__Exercise__. Omit any picture, and return the remaining data exactly as written.

────

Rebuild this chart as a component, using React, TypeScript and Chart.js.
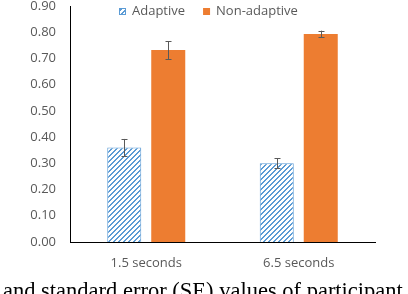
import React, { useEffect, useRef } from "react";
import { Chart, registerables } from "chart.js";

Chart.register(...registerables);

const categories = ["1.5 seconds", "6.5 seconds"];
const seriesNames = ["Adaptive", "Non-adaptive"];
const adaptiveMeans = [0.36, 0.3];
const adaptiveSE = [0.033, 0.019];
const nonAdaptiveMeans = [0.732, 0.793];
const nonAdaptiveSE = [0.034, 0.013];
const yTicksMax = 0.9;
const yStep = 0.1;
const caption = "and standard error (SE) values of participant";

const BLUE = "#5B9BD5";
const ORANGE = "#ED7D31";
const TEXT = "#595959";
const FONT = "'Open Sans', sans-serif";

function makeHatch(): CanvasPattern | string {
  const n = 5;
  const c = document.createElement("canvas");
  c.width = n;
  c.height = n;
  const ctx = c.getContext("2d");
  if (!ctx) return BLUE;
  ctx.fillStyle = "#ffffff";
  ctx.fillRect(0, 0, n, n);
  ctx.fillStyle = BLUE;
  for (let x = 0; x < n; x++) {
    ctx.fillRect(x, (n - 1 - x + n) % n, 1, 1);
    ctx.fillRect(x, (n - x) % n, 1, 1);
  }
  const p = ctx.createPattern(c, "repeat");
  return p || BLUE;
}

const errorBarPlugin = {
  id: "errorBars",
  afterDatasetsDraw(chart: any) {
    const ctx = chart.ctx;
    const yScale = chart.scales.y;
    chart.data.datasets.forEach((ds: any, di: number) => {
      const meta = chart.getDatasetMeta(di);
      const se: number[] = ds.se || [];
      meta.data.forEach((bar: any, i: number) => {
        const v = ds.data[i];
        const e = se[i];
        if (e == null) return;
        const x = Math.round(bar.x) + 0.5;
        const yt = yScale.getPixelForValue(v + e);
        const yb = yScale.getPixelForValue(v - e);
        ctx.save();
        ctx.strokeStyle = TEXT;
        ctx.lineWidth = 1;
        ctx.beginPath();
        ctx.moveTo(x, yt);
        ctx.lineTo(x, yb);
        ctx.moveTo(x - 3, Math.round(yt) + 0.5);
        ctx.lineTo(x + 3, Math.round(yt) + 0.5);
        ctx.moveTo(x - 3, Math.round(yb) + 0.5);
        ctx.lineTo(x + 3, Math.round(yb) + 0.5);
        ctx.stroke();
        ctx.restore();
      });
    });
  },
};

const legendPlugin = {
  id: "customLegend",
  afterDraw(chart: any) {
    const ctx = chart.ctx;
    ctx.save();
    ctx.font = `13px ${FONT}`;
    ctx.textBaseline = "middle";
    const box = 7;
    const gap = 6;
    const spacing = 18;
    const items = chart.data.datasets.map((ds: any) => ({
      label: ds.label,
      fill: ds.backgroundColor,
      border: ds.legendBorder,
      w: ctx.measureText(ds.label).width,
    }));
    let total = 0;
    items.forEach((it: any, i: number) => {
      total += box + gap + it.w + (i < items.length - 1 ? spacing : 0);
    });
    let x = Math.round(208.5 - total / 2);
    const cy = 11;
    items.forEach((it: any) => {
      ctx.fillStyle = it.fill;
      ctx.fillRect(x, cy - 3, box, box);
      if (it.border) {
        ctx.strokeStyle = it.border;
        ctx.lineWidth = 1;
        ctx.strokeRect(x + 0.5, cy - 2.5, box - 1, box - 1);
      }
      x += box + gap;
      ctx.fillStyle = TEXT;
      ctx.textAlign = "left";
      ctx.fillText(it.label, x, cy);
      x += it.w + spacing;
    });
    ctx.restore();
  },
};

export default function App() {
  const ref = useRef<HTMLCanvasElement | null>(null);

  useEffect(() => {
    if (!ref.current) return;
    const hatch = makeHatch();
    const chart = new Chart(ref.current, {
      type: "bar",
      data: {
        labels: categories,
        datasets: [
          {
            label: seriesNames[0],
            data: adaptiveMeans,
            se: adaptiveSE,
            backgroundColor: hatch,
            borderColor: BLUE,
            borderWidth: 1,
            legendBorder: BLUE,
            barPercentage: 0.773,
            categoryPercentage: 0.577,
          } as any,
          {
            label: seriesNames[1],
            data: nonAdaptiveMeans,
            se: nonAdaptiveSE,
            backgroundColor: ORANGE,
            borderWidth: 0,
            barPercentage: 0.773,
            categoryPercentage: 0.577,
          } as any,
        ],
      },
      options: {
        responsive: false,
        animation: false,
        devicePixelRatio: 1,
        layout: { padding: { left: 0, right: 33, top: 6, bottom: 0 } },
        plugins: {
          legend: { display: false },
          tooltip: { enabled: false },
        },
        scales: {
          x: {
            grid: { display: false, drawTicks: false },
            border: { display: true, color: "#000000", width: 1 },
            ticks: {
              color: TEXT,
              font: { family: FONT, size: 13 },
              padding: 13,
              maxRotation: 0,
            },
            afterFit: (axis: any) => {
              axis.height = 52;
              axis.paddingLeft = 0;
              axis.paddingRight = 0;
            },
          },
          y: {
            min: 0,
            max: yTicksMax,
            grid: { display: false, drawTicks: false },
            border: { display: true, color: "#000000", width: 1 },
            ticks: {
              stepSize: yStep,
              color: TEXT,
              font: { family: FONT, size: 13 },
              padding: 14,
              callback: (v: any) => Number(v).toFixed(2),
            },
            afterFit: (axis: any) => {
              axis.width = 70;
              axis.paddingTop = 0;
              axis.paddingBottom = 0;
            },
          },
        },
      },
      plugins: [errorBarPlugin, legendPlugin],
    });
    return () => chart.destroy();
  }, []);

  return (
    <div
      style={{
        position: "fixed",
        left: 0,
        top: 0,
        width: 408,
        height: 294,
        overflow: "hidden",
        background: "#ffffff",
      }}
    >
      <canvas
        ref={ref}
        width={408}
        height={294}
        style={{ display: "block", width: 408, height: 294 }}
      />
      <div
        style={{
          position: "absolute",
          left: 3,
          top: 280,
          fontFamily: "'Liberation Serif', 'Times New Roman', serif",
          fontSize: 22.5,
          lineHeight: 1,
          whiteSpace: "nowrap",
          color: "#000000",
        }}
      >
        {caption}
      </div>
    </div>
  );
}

────

__Exercise response__.
Rebuild this chart as a component, using React, TypeScript and Chart.js.
import React, { useEffect, useRef } from "react";
import { Chart, registerables } from "chart.js";

Chart.register(...registerables);

const categories = ["1.5 seconds", "6.5 seconds"];
const seriesNames = ["Adaptive", "Non-adaptive"];
const adaptiveMeans = [0.36, 0.3];
const adaptiveSE = [0.033, 0.019];
const nonAdaptiveMeans = [0.732, 0.793];
const nonAdaptiveSE = [0.034, 0.013];
const yTicksMax = 0.9;
const yStep = 0.1;
const caption = "and standard error (SE) values of participant";

const BLUE = "#5B9BD5";
const ORANGE = "#ED7D31";
const TEXT = "#595959";
const FONT = "'Open Sans', sans-serif";

function makeHatch(): CanvasPattern | string {
  const n = 5;
  const c = document.createElement("canvas");
  c.width = n;
  c.height = n;
  const ctx = c.getContext("2d");
  if (!ctx) return BLUE;
  ctx.fillStyle = "#ffffff";
  ctx.fillRect(0, 0, n, n);
  ctx.fillStyle = BLUE;
  for (let x = 0; x < n; x++) {
    ctx.fillRect(x, (n - 1 - x + n) % n, 1, 1);
    ctx.fillRect(x, (n - x) % n, 1, 1);
  }
  const p = ctx.createPattern(c, "repeat");
  return p || BLUE;
}

const errorBarPlugin = {
  id: "errorBars",
  afterDatasetsDraw(chart: any) {
    const ctx = chart.ctx;
    const yScale = chart.scales.y;
    chart.data.datasets.forEach((ds: any, di: number) => {
      const meta = chart.getDatasetMeta(di);
      const se: number[] = ds.se || [];
      meta.data.forEach((bar: any, i: number) => {
        const v = ds.data[i];
        const e = se[i];
        if (e == null) return;
        const x = Math.round(bar.x) + 0.5;
        const yt = yScale.getPixelForValue(v + e);
        const yb = yScale.getPixelForValue(v - e);
        ctx.save();
        ctx.strokeStyle = TEXT;
        ctx.lineWidth = 1;
        ctx.beginPath();
        ctx.moveTo(x, yt);
        ctx.lineTo(x, yb);
        ctx.moveTo(x - 3, Math.round(yt) + 0.5);
        ctx.lineTo(x + 3, Math.round(yt) + 0.5);
        ctx.moveTo(x - 3, Math.round(yb) + 0.5);
        ctx.lineTo(x + 3, Math.round(yb) + 0.5);
        ctx.stroke();
        ctx.restore();
      });
    });
  },
};

const legendPlugin = {
  id: "customLegend",
  afterDraw(chart: any) {
    const ctx = chart.ctx;
    ctx.save();
    ctx.font = `13px ${FONT}`;
    ctx.textBaseline = "middle";
    const box = 7;
    const gap = 6;
    const spacing = 18;
    const items = chart.data.datasets.map((ds: any) => ({
      label: ds.label,
      fill: ds.backgroundColor,
      border: ds.legendBorder,
      w: ctx.measureText(ds.label).width,
    }));
    let total = 0;
    items.forEach((it: any, i: number) => {
      total += box + gap + it.w + (i < items.length - 1 ? spacing : 0);
    });
    let x = Math.round(208.5 - total / 2);
    const cy = 11;
    items.forEach((it: any) => {
      ctx.fillStyle = it.fill;
      ctx.fillRect(x, cy - 3, box, box);
      if (it.border) {
        ctx.strokeStyle = it.border;
        ctx.lineWidth = 1;
        ctx.strokeRect(x + 0.5, cy - 2.5, box - 1, box - 1);
      }
      x += box + gap;
      ctx.fillStyle = TEXT;
      ctx.textAlign = "left";
      ctx.fillText(it.label, x, cy);
      x += it.w + spacing;
    });
    ctx.restore();
  },
};

export default function App() {
  const ref = useRef<HTMLCanvasElement | null>(null);

  useEffect(() => {
    if (!ref.current) return;
    const hatch = makeHatch();
    const chart = new Chart(ref.current, {
      type: "bar",
      data: {
        labels: categories,
        datasets: [
          {
            label: seriesNames[0],
            data: adaptiveMeans,
            se: adaptiveSE,
            backgroundColor: hatch,
            borderColor: BLUE,
            borderWidth: 1,
            legendBorder: BLUE,
            barPercentage: 0.773,
            categoryPercentage: 0.577,
          } as any,
          {
            label: seriesNames[1],
            data: nonAdaptiveMeans,
            se: nonAdaptiveSE,
            backgroundColor: ORANGE,
            borderWidth: 0,
            barPercentage: 0.773,
            categoryPercentage: 0.577,
          } as any,
        ],
      },
      options: {
        responsive: false,
        animation: false,
        devicePixelRatio: 1,
        layout: { padding: { left: 0, right: 33, top: 6, bottom: 0 } },
        plugins: {
          legend: { display: false },
          tooltip: { enabled: false },
        },
        scales: {
          x: {
            grid: { display: false, drawTicks: false },
            border: { display: true, color: "#000000", width: 1 },
            ticks: {
              color: TEXT,
              font: { family: FONT, size: 13 },
              padding: 13,
              maxRotation: 0,
            },
            afterFit: (axis: any) => {
              axis.height = 52;
              axis.paddingLeft = 0;
              axis.paddingRight = 0;
            },
          },
          y: {
            min: 0,
            max: yTicksMax,
            grid: { display: false, drawTicks: false },
            border: { display: true, color: "#000000", width: 1 },
            ticks: {
              stepSize: yStep,
              color: TEXT,
              font: { family: FONT, size: 13 },
              padding: 14,
              callback: (v: any) => Number(v).toFixed(2),
            },
            afterFit: (axis: any) => {
              axis.width = 70;
              axis.paddingTop = 0;
              axis.paddingBottom = 0;
            },
          },
        },
      },
      plugins: [errorBarPlugin, legendPlugin],
    });
    return () => chart.destroy();
  }, []);

  return (
    <div
      style={{
        position: "fixed",
        left: 0,
        top: 0,
        width: 408,
        height: 294,
        overflow: "hidden",
        background: "#ffffff",
      }}
    >
      <canvas
        ref={ref}
        width={408}
        height={294}
        style={{ display: "block", width: 408, height: 294 }}
      />
      <div
        style={{
          position: "absolute",
          left: 3,
          top: 280,
          fontFamily: "'Liberation Serif', 'Times New Roman', serif",
          fontSize: 22.5,
          lineHeight: 1,
          whiteSpace: "nowrap",
          color: "#000000",
        }}
      >
        {caption}
      </div>
    </div>
  );
}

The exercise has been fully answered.